Tuesday, September 8, 2015

Early onset nostalgia


When I saw Stand By Me (1986) I was exactly the same age as the kids in it. I was 12-years-old and, watching Stand By Me, I experienced a midlife crisis—the movie made me feel like my life, the good life, was already passing me by. Which is what the movie is designed to do. I completely identified with Richard Dreyfuss’ narrator, who, if I think about it, is about the age I am now. He’s the grown-up version of Gordie (Wil Wheaton). I identified with Dreyfuss when I was 12, but I don’t much now that I’m actually his age. I don’t relate to the ridiculous assertion that, at 12, he and his friends “knew who we were and exactly where we were going.” And I don’t relate to his closing sentiment that he never had friends like the friends he had when he was 12. Stand By Me, at least to me, is a film about an adult man who misses the kinship he felt with other kids when he was 12, but the adult man only makes sense to you when you’re 12, which is very likely a time in your life when you don’t feel such a strong kinship with other kids. It’s a 12-year-old’s idea of being a nostalgic adult. Is there a word for nostalgia you feel for something you never experienced?

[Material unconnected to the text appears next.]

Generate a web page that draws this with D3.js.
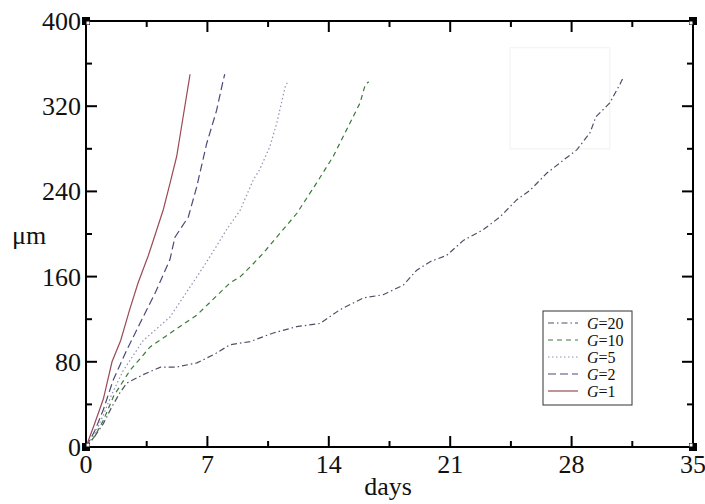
<!DOCTYPE html>
<html>
<head>
<meta charset="utf-8">
<script src="https://cdn.jsdelivr.net/npm/d3@7"></script>
<style>
  body { margin: 0; background: #fff; }
  svg { display: block; font-family: "Liberation Serif", "Times New Roman", serif; }
</style>
</head>
<body>
<svg width="705" height="504"></svg>
<script>
const width = 705;
const height = 504;
const margin = { top: 21, right: 12, bottom: 57, left: 86 };
const innerWidth = width - margin.left - margin.right;
const innerHeight = height - margin.top - margin.bottom;

// tick values
const xTicks = [0, 7, 14, 21, 28, 35];
const xMinor = [3.5, 10.5, 17.5, 24.5, 31.5];
const yTicks = [0, 80, 160, 240, 320, 400];
const yMinor = [40, 120, 200, 280, 360];

// series (days, µm)
const g1Days = [0, 0.5, 1, 1.5, 2, 2.5, 3, 3.6, 4.0, 4.46, 4.85, 5.23, 5.5, 5.9, 6.0];
const g1Vals = [0, 22, 45, 80, 100, 128, 154, 180, 200, 223, 248, 273, 300, 340, 350];

const g2Days = [0, 0.5, 1, 1.57, 2.35, 3.2, 4.0, 4.84, 5.13, 5.9, 6.38, 6.96, 7.53, 7.92, 8.0];
const g2Vals = [0, 15, 35, 63, 91, 119, 145, 176, 197, 216, 244, 285, 316, 345, 350];

const g5Days = [0, 0.5, 1, 1.5, 2.15, 3.3, 4.84, 6.4, 7.2, 8.1, 8.88, 9.65, 10.0, 10.6, 11.0, 11.48, 11.6];
const g5Vals = [0, 12, 30, 50, 72, 100, 122, 160, 180, 204, 222, 251, 260, 282, 304, 338, 342];

const g10Days = [0, 0.5, 1, 1.6, 2.54, 3.7, 5.4, 6.4, 8.3, 8.9, 9.46, 10.22, 11.2, 12.14, 13.3, 14.26, 15.03, 15.8, 16.1, 16.3];
const g10Vals = [0, 10, 25, 48, 72, 94, 113, 124, 154, 160, 169, 182, 201, 219, 248, 273, 298, 323, 340, 343];

const g20Days = [0, 0.5, 1, 1.5, 1.96, 2.35, 3.3, 4.3, 5.2, 6.4, 7.5, 8.3, 9.46, 10.8, 12.14, 13.5, 14.65, 16.0, 17.14, 18.3,
    19.07, 19.84, 20.8, 21.76, 22.9, 23.87, 24.83, 25.6, 26.56, 27.5, 28.3, 29.06, 29.4, 30.2, 30.8, 30.95];
const g20Vals = [0, 10, 22, 38, 51, 60, 68, 75, 75, 79, 88, 96, 99, 107, 113, 116, 129, 140, 143, 152,
    166, 174, 180, 194, 204, 216, 232, 241, 257, 269, 279, 295, 310, 323, 341, 346];

// legend order, top to bottom
const series = [
    { name: "20", days: g20Days, vals: g20Vals, color: "#505064", dash: "6,3,1.5,3" },
    { name: "10", days: g10Days, vals: g10Vals, color: "#3a7a3a", dash: "5,4" },
    { name: "5", days: g5Days, vals: g5Vals, color: "#9090b4", dash: "1.5,2.5" },
    { name: "2", days: g2Days, vals: g2Vals, color: "#4a4a7a", dash: "8,4" },
    { name: "1", days: g1Days, vals: g1Vals, color: "#9a4a55", dash: null },
];

const svg = d3.select("svg");
const g = svg.append("g").attr("transform", `translate(${margin.left}, ${margin.top})`);

const x = d3.scaleLinear().domain([0, 35]).range([0, innerWidth]);
const y = d3.scaleLinear().domain([0, 400]).range([innerHeight, 0]);

// faint leftover box in the upper right
g.append("rect")
    .attr("x", x(24.45)).attr("y", y(375))
    .attr("width", x(30.2) - x(24.45)).attr("height", y(280) - y(375))
    .attr("fill", "none").attr("stroke", "#f5f5f5").attr("stroke-width", 1.5);

// lines
const line = d3.line().x((d) => x(d[0])).y((d) => y(d[1]));
series.forEach((s) => {
    g.append("path")
        .datum(s.days.map((d, i) => [d, s.vals[i]]))
        .attr("d", line)
        .attr("fill", "none")
        .attr("stroke", s.color)
        .attr("stroke-width", 1.2)
        .attr("stroke-dasharray", s.dash);
});

// frame
g.append("rect")
    .attr("width", innerWidth).attr("height", innerHeight)
    .attr("fill", "none").attr("stroke", "#000").attr("stroke-width", 2);

// ticks on all four sides, pointing inward
const major = 11, minor = 6;
const tickG = g.append("g").attr("stroke", "#000").attr("stroke-width", 2);
[[xTicks, major], [xMinor, minor]].forEach(([vals, len]) => {
    vals.forEach((v) => {
        tickG.append("line").attr("x1", x(v)).attr("x2", x(v)).attr("y1", innerHeight).attr("y2", innerHeight - len);
        tickG.append("line").attr("x1", x(v)).attr("x2", x(v)).attr("y1", 0).attr("y2", len);
    });
});
[[yTicks, major], [yMinor, minor]].forEach(([vals, len]) => {
    vals.forEach((v) => {
        tickG.append("line").attr("x1", 0).attr("x2", len).attr("y1", y(v)).attr("y2", y(v));
        tickG.append("line").attr("x1", innerWidth).attr("x2", innerWidth - len).attr("y1", y(v)).attr("y2", y(v));
    });
});

// corner squares
[[0, 0, 1, 1], [innerWidth, 0, -1, 1], [0, innerHeight, 1, -1], [innerWidth, innerHeight, -1, -1]].forEach(([cx, cy, dx, dy]) => {
    g.append("rect").attr("x", cx - 4).attr("y", cy - 4).attr("width", 8).attr("height", 8).attr("fill", "#000");
    g.append("rect").attr("x", cx + (dx > 0 ? 0.5 : -3.5)).attr("y", cy + (dy > 0 ? 0.5 : -3.5))
        .attr("width", 3).attr("height", 3).attr("fill", "#fff");
});

// tick labels
g.selectAll(".xl").data(xTicks).join("text")
    .attr("x", (d) => x(d)).attr("y", innerHeight + 26)
    .attr("text-anchor", "middle").attr("font-size", 26).attr("fill", "#111")
    .text((d) => d);
g.selectAll(".yl").data(yTicks).join("text")
    .attr("x", -5).attr("y", (d) => y(d) + 9)
    .attr("text-anchor", "end").attr("font-size", 26).attr("fill", "#111")
    .text((d) => d);

// axis titles
svg.append("text").attr("x", 388).attr("y", 495).attr("text-anchor", "middle")
    .attr("font-size", 26).attr("fill", "#111").text("days");
svg.append("text").attr("x", 12).attr("y", 244)
    .attr("font-size", 26).attr("fill", "#111").text("μm");

// legend
const lg = svg.append("g");
lg.append("rect").attr("x", 543).attr("y", 311).attr("width", 89).attr("height", 94)
    .attr("fill", "#fff").attr("stroke", "#333").attr("stroke-width", 1);
series.forEach((s, i) => {
    const ly = 323 + i * 17;
    lg.append("line").attr("x1", 548).attr("x2", 578).attr("y1", ly).attr("y2", ly)
        .attr("stroke", s.color).attr("stroke-width", 1.2).attr("stroke-dasharray", s.dash);
    const t = lg.append("text").attr("x", 587).attr("y", ly + 5.5).attr("font-size", 16).attr("fill", "#111");
    t.append("tspan").attr("font-style", "italic").text("G");
    t.append("tspan").text("=" + s.name);
});
</script>
</body>
</html>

The film was perfectly well directed by Rob Reiner, who apparently could only get enough money to pay for about 20 seconds of any period song. If you don’t know the story, it follows Gordie and his buddies—crazy Teddy (Corey Feldman), gullible Vern (Jerry O’Connell), and the wounded, brave and beautiful Chris (River Phoenix, whose hair in the sunshine looks like spun gold)—as they go on an overnight excursion in search of the dead body of a missing local boy. It’s small-town Oregon, Labour Day weekend, 1959. Also looking for this dead body are a bunch of older idiots led by Kiefer Sutherland, who has a terrible dye job and sculpted stubble. The confrontation with the Sutherland gang near the movie’s end is pretty dumb. There is a scene in which Chris talks about his family to Gordie and cries, and a scene in which Gordie talks to Chris about his family and cries, and those scenes aren’t exactly silly but simply too on-the-nose and, more to the point, poorly written. The adults are all cartoons. There is a superfluous dream sequence that feels like pure filler—the source material is a Stephen King novella and I guess they felt they needed to pad it out to make it a feature—and a barf fantasy that is, frankly, awesome. But the scenes of the boys just hanging out, doing stupid kid stuff, are gold. Walking down train tracks, spitting into a tin can, sitting around a fire, insulting each others’ mothers—it’s precisely in the scenes not working hard to feel poignant that feel most poignant. It’s lines like “Pile of shit has a thousand eyes.” It’s seeing 12-year-old boys with their arms around each other because why not throw your arms around each other?



I didn’t see a dead body when I was a kid. (That came later.) I didn’t fend off bullies with bad stubble with a .45. (That, thankfully, still hasn’t happened.) When I first saw Stand By Me I mourned the lack of such experiences in my life, which was already hurtling mercilessly forward. But what matters more to me now is that I never had friends like the boys in Stand By Me. Or I had friends, but never felt so easily part of a group of friends, that sense of acceptance and camaraderie. Did you?